*** INPUT DATA ***

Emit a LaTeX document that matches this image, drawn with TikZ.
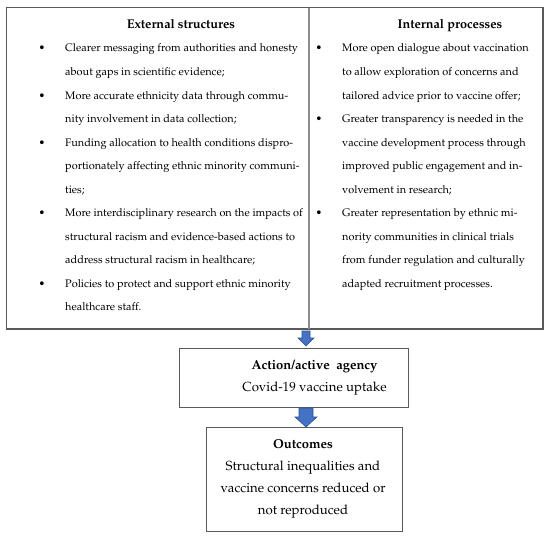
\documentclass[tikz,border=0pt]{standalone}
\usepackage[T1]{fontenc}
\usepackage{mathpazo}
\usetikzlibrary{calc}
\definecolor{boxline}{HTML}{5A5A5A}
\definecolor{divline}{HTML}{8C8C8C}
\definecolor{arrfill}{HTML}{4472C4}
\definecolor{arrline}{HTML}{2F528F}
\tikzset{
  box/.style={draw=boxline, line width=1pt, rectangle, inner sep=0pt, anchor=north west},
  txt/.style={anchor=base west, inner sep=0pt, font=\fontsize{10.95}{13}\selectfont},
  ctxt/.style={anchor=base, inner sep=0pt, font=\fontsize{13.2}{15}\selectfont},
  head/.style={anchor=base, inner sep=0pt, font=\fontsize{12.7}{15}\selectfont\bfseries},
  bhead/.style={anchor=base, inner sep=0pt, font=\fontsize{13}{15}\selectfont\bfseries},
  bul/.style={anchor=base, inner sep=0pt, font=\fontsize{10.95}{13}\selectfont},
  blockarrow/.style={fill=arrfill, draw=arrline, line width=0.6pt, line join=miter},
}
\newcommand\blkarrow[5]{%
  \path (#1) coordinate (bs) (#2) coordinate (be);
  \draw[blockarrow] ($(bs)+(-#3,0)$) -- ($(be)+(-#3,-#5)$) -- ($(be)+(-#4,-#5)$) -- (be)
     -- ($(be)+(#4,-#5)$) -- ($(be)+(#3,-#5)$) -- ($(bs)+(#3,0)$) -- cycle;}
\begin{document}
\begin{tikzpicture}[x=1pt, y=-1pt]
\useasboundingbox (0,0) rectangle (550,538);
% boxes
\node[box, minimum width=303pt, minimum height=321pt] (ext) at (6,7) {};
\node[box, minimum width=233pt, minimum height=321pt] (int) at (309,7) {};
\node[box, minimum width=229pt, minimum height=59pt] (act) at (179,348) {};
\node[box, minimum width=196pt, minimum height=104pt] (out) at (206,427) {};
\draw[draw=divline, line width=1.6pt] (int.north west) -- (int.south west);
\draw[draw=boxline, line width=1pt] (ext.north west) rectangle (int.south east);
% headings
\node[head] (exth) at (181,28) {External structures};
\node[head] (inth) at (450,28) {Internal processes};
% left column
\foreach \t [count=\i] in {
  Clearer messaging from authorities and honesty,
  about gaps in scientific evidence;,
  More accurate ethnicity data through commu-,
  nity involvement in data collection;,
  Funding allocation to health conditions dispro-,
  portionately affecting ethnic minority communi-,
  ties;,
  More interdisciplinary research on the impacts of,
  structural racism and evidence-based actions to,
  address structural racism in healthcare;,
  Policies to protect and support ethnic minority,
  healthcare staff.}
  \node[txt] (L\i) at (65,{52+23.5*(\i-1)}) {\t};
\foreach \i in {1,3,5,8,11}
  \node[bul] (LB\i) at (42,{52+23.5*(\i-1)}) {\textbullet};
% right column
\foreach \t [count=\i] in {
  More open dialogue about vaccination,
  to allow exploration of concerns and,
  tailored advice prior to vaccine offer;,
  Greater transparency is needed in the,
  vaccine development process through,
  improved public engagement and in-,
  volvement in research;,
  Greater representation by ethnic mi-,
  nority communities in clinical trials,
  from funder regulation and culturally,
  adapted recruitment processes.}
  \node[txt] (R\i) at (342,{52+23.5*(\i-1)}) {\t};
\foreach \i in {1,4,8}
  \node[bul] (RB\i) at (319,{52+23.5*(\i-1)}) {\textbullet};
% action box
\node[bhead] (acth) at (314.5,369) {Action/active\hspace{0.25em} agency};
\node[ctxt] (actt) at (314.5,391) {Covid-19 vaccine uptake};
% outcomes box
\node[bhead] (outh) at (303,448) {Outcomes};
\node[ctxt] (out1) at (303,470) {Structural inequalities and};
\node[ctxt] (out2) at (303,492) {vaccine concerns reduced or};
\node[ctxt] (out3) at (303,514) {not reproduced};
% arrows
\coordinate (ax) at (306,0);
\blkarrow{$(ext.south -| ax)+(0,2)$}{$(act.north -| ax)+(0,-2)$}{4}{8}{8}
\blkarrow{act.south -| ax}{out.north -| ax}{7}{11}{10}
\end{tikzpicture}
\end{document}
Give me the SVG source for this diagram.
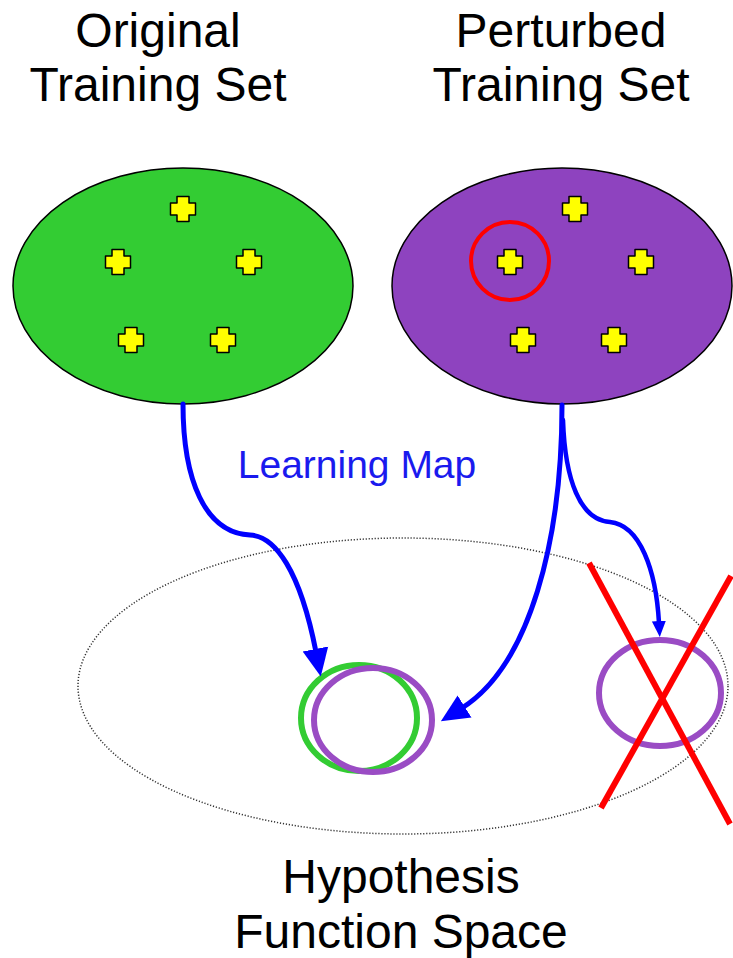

***

DESCRIPTION OF THE TASK
In the copy, include all records verbatim but no images.

TASK OUTPUT
Emit a LaTeX document that matches this image, drawn with TikZ.
\documentclass[tikz,border=0pt]{standalone}
\usepackage[T1]{fontenc}
\usepackage{mathpazo}
\usetikzlibrary{calc}
\definecolor{boxline}{HTML}{5A5A5A}
\definecolor{divline}{HTML}{8C8C8C}
\definecolor{arrfill}{HTML}{4472C4}
\definecolor{arrline}{HTML}{2F528F}
\tikzset{
  box/.style={draw=boxline, line width=1pt, rectangle, inner sep=0pt, anchor=north west},
  txt/.style={anchor=base west, inner sep=0pt, font=\fontsize{10.95}{13}\selectfont},
  ctxt/.style={anchor=base, inner sep=0pt, font=\fontsize{13.2}{15}\selectfont},
  head/.style={anchor=base, inner sep=0pt, font=\fontsize{12.7}{15}\selectfont\bfseries},
  bhead/.style={anchor=base, inner sep=0pt, font=\fontsize{13}{15}\selectfont\bfseries},
  bul/.style={anchor=base, inner sep=0pt, font=\fontsize{10.95}{13}\selectfont},
  blockarrow/.style={fill=arrfill, draw=arrline, line width=0.6pt, line join=miter},
}
\newcommand\blkarrow[5]{%
  \path (#1) coordinate (bs) (#2) coordinate (be);
  \draw[blockarrow] ($(bs)+(-#3,0)$) -- ($(be)+(-#3,-#5)$) -- ($(be)+(-#4,-#5)$) -- (be)
     -- ($(be)+(#4,-#5)$) -- ($(be)+(#3,-#5)$) -- ($(bs)+(#3,0)$) -- cycle;}
\begin{document}
\begin{tikzpicture}[x=1pt, y=-1pt]
\useasboundingbox (0,0) rectangle (550,538);
% boxes
\node[box, minimum width=303pt, minimum height=321pt] (ext) at (6,7) {};
\node[box, minimum width=233pt, minimum height=321pt] (int) at (309,7) {};
\node[box, minimum width=229pt, minimum height=59pt] (act) at (179,348) {};
\node[box, minimum width=196pt, minimum height=104pt] (out) at (206,427) {};
\draw[draw=divline, line width=1.6pt] (int.north west) -- (int.south west);
\draw[draw=boxline, line width=1pt] (ext.north west) rectangle (int.south east);
% headings
\node[head] (exth) at (181,28) {External structures};
\node[head] (inth) at (450,28) {Internal processes};
% left column
\foreach \t [count=\i] in {
  Clearer messaging from authorities and honesty,
  about gaps in scientific evidence;,
  More accurate ethnicity data through commu-,
  nity involvement in data collection;,
  Funding allocation to health conditions dispro-,
  portionately affecting ethnic minority communi-,
  ties;,
  More interdisciplinary research on the impacts of,
  structural racism and evidence-based actions to,
  address structural racism in healthcare;,
  Policies to protect and support ethnic minority,
  healthcare staff.}
  \node[txt] (L\i) at (65,{52+23.5*(\i-1)}) {\t};
\foreach \i in {1,3,5,8,11}
  \node[bul] (LB\i) at (42,{52+23.5*(\i-1)}) {\textbullet};
% right column
\foreach \t [count=\i] in {
  More open dialogue about vaccination,
  to allow exploration of concerns and,
  tailored advice prior to vaccine offer;,
  Greater transparency is needed in the,
  vaccine development process through,
  improved public engagement and in-,
  volvement in research;,
  Greater representation by ethnic mi-,
  nority communities in clinical trials,
  from funder regulation and culturally,
  adapted recruitment processes.}
  \node[txt] (R\i) at (342,{52+23.5*(\i-1)}) {\t};
\foreach \i in {1,4,8}
  \node[bul] (RB\i) at (319,{52+23.5*(\i-1)}) {\textbullet};
% action box
\node[bhead] (acth) at (314.5,369) {Action/active\hspace{0.25em} agency};
\node[ctxt] (actt) at (314.5,391) {Covid-19 vaccine uptake};
% outcomes box
\node[bhead] (outh) at (303,448) {Outcomes};
\node[ctxt] (out1) at (303,470) {Structural inequalities and};
\node[ctxt] (out2) at (303,492) {vaccine concerns reduced or};
\node[ctxt] (out3) at (303,514) {not reproduced};
% arrows
\coordinate (ax) at (306,0);
\blkarrow{$(ext.south -| ax)+(0,2)$}{$(act.north -| ax)+(0,-2)$}{4}{8}{8}
\blkarrow{act.south -| ax}{out.north -| ax}{7}{11}{10}
\end{tikzpicture}
\end{document}
Give me the SVG source for this diagram.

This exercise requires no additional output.